* START THE INPUT *
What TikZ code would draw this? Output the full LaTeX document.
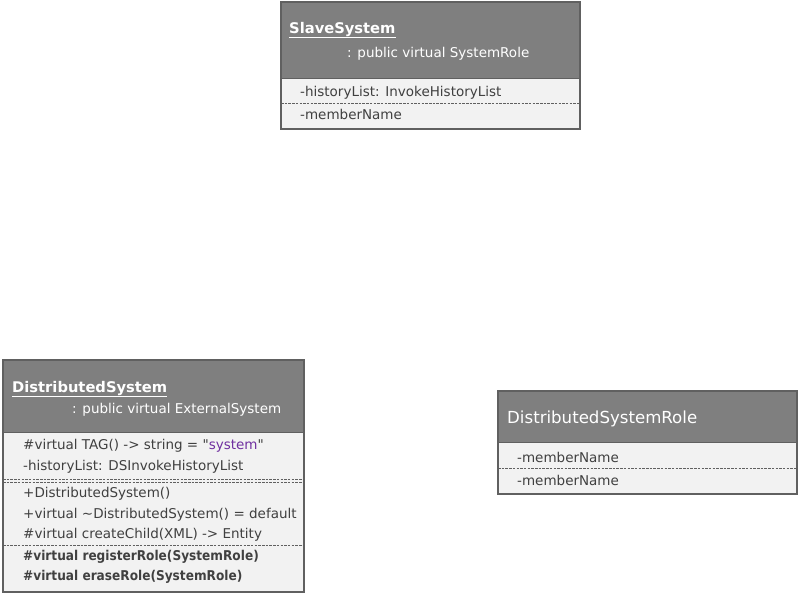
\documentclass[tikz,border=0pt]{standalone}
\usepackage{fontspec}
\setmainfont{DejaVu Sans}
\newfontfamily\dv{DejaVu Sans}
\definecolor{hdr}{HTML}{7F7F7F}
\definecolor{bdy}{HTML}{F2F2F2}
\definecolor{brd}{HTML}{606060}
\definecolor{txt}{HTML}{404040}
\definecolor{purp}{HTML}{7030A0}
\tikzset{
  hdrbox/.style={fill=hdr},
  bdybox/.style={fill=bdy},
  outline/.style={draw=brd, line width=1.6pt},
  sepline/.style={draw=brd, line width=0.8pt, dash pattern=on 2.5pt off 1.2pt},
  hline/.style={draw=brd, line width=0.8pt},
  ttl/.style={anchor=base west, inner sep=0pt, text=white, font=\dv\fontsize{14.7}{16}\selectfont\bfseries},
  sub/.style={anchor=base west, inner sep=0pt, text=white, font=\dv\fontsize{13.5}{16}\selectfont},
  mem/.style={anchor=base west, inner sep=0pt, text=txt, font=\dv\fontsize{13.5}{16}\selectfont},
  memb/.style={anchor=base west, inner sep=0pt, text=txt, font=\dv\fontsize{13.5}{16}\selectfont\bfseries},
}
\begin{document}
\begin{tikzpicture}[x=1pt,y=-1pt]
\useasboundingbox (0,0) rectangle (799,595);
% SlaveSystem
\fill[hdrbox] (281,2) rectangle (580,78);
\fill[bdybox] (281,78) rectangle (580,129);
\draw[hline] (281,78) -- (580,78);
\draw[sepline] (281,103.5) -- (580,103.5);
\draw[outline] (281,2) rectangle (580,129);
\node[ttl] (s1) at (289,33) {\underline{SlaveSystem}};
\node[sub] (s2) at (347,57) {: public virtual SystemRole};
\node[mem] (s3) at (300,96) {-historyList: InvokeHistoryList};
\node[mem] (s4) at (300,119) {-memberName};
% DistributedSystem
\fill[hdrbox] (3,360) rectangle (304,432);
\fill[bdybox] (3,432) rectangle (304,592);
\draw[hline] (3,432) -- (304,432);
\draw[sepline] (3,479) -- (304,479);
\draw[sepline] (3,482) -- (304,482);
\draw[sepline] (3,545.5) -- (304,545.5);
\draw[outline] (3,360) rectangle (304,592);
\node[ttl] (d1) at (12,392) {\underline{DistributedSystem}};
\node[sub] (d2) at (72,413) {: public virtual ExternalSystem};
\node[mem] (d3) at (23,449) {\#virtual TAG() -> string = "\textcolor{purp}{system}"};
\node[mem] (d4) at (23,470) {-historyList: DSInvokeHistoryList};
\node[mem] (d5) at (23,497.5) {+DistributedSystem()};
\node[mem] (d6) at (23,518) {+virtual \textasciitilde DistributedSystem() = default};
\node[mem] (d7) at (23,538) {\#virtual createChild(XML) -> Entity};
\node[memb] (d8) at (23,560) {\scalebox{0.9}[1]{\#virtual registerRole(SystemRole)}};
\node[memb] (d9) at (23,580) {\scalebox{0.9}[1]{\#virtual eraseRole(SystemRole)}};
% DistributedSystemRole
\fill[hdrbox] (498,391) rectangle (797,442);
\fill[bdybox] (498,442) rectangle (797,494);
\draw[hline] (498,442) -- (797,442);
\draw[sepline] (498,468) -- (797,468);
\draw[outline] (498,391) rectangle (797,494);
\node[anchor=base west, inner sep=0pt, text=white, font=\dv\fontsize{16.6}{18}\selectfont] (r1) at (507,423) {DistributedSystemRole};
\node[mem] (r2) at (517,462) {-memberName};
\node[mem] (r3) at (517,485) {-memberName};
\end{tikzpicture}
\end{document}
* END THE INPUT *
* START THE INPUT *
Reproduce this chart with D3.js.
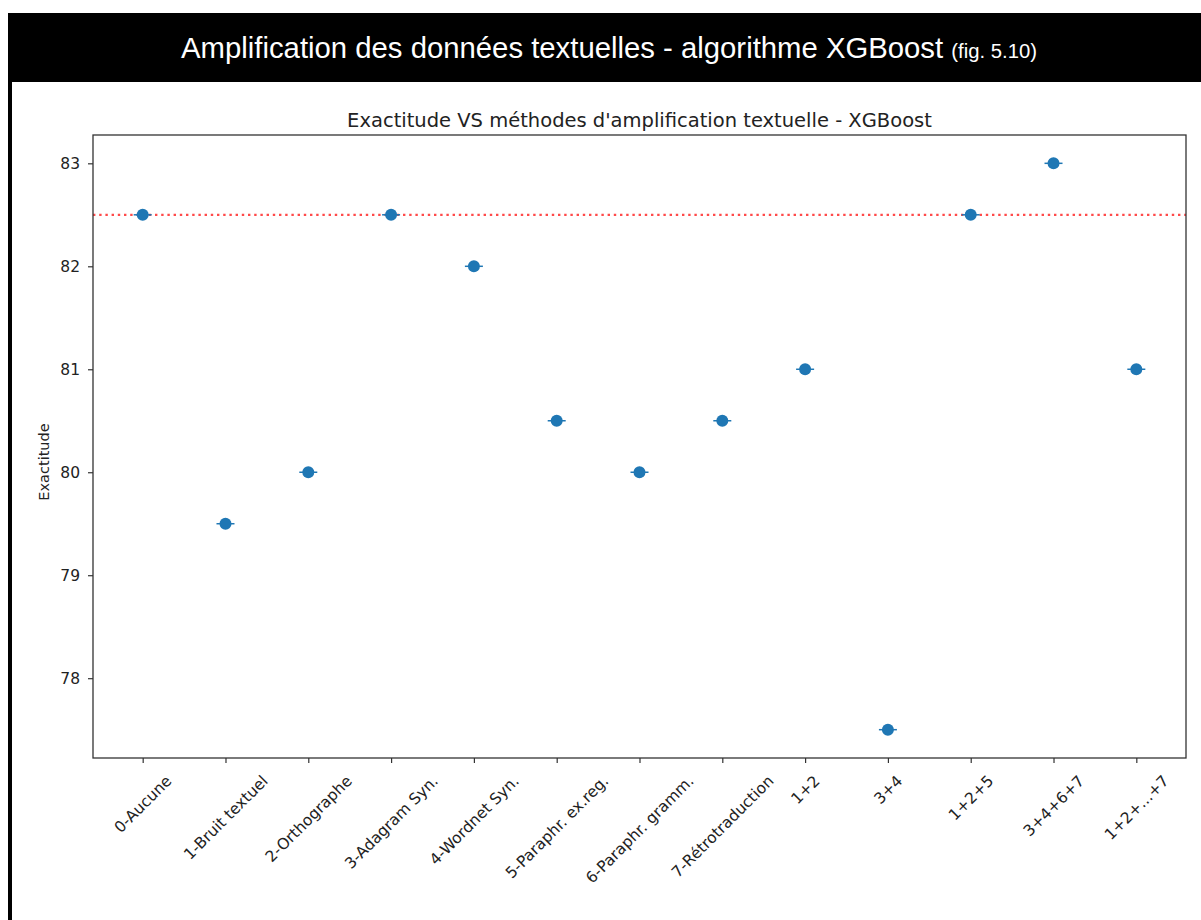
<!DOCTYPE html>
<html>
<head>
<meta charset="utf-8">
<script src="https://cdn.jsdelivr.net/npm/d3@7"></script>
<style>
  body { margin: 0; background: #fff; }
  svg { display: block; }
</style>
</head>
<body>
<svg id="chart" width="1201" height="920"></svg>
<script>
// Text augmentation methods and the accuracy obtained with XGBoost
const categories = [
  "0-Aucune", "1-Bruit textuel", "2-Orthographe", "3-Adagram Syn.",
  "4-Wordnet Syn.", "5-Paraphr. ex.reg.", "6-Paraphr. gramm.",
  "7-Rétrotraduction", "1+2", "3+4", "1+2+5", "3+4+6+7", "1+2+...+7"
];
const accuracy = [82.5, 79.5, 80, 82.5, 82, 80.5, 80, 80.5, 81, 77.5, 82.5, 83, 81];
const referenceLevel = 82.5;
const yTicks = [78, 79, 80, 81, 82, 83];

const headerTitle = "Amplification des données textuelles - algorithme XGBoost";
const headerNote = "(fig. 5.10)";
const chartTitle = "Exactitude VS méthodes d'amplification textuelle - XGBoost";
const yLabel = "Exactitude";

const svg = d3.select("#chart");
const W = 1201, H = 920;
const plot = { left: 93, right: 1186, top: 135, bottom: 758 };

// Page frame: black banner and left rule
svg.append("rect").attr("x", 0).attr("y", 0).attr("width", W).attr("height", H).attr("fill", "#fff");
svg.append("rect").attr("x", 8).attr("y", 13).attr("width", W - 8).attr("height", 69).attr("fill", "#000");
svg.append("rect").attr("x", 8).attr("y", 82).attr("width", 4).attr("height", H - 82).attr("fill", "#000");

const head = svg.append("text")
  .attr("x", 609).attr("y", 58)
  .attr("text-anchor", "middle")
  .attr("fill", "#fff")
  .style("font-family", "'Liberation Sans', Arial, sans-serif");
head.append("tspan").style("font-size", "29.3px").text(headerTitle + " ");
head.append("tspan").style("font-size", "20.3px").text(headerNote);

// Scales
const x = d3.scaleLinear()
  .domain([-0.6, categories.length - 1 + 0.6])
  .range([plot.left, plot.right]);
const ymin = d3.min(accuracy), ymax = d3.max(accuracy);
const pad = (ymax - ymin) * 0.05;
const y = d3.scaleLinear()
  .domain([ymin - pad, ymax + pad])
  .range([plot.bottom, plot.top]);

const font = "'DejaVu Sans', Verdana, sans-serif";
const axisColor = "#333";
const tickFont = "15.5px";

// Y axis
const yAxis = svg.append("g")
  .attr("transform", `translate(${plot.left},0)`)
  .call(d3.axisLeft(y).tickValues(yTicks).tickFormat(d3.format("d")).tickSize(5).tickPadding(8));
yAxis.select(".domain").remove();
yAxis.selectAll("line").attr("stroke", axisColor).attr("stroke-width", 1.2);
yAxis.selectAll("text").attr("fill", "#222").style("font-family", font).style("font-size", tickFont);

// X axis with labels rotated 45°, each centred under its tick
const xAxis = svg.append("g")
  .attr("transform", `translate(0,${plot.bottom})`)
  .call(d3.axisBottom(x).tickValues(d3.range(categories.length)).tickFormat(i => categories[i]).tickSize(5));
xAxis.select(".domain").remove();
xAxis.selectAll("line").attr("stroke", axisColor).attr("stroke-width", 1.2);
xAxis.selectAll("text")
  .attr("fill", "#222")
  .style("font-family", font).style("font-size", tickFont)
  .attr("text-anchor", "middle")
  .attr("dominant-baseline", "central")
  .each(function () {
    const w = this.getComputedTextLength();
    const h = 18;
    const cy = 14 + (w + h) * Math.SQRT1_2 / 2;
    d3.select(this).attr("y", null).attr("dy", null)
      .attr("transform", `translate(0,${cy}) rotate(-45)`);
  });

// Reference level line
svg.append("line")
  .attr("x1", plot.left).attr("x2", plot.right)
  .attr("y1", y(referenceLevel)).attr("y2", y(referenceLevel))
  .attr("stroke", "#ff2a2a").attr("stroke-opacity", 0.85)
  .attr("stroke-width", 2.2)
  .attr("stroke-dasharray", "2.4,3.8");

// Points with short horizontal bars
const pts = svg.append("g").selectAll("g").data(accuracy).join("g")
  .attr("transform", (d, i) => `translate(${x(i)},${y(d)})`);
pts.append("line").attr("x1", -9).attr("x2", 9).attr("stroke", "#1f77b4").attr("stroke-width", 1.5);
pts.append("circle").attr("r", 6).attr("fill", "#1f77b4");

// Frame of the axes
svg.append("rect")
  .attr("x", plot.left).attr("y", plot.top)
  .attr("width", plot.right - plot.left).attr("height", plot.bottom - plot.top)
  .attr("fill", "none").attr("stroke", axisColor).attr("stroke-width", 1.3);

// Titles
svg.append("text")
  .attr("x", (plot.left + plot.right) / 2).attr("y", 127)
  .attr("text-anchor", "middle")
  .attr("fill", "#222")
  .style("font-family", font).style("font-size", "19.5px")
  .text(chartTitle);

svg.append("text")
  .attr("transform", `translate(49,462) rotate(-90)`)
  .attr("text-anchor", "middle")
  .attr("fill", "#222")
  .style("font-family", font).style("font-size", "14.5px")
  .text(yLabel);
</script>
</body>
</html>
* END THE INPUT *
* START THE INPUT *
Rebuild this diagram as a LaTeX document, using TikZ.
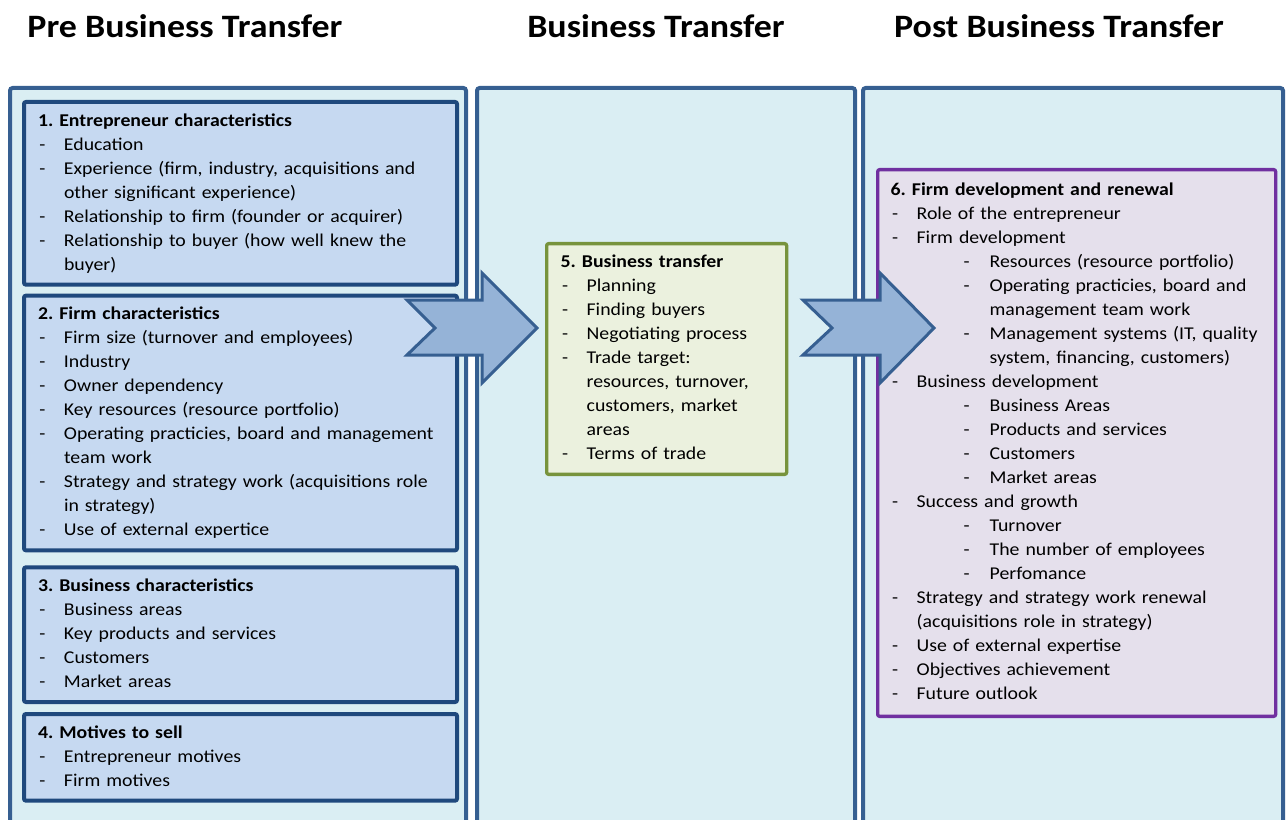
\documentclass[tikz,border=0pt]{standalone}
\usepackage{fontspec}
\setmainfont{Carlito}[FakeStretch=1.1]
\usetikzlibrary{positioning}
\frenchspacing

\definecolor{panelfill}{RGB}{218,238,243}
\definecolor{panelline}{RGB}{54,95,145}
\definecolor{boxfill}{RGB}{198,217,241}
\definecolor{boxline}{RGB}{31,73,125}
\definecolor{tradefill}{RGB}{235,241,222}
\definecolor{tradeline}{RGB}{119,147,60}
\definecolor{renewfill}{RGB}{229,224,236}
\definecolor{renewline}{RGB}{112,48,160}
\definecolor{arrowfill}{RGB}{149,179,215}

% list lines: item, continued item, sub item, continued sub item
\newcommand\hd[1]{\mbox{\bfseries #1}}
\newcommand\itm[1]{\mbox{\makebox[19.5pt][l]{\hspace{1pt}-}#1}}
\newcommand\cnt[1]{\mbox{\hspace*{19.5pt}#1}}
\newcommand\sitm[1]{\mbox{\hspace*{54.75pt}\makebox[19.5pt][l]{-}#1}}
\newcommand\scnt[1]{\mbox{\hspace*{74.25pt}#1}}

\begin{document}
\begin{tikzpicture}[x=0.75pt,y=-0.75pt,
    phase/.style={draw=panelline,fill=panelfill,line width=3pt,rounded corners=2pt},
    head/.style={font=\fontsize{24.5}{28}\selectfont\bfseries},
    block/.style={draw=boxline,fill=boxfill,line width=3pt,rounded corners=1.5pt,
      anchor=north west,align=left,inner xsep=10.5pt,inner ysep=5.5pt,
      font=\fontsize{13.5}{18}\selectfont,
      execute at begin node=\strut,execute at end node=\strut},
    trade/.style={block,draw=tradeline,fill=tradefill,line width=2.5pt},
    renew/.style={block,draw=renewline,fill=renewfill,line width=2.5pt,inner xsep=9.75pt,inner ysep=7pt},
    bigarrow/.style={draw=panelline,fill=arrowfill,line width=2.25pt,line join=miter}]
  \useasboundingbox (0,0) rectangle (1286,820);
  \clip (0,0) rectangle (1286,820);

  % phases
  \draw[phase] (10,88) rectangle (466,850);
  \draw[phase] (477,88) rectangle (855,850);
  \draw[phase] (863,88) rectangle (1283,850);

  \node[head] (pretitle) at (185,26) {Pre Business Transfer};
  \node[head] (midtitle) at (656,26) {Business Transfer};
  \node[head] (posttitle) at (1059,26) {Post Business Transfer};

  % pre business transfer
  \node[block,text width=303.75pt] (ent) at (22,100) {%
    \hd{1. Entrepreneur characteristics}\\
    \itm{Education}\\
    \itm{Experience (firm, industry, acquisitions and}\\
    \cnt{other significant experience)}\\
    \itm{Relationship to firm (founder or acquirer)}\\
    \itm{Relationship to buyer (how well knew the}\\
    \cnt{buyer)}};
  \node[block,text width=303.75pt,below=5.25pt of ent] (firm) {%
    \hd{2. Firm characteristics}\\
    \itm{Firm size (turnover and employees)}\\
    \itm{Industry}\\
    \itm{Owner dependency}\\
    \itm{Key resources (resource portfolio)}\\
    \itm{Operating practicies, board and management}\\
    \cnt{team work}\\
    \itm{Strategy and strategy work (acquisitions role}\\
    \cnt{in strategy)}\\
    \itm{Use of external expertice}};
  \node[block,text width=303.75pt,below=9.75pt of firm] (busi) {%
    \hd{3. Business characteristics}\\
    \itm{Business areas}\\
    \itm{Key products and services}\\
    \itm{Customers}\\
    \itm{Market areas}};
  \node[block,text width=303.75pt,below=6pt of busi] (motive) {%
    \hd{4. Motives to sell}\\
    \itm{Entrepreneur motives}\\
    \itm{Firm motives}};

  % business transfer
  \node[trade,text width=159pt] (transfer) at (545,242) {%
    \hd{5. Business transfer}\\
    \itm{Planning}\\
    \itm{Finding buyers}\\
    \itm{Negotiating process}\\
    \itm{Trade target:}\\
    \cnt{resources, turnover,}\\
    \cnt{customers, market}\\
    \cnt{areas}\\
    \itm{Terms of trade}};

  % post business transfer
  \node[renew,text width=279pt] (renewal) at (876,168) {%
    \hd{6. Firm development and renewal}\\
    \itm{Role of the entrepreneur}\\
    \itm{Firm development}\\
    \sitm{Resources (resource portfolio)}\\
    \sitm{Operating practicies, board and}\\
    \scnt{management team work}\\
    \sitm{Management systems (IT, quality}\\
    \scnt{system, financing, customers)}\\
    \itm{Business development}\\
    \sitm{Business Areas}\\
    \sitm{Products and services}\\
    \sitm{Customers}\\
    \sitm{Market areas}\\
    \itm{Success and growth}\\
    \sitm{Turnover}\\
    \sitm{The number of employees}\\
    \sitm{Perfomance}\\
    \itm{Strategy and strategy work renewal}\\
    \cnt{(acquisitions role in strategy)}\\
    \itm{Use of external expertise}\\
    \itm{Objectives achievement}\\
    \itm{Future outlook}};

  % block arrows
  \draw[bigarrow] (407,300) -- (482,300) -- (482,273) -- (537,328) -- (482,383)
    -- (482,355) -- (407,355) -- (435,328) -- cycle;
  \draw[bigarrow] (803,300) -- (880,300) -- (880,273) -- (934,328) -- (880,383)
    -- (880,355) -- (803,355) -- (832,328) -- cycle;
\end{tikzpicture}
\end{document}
* END THE INPUT *
### [THE PROBLEM]
Count every line in the data that contains the word "this", then give that count and nothing else.

### [CORRECT OUTPUT]
5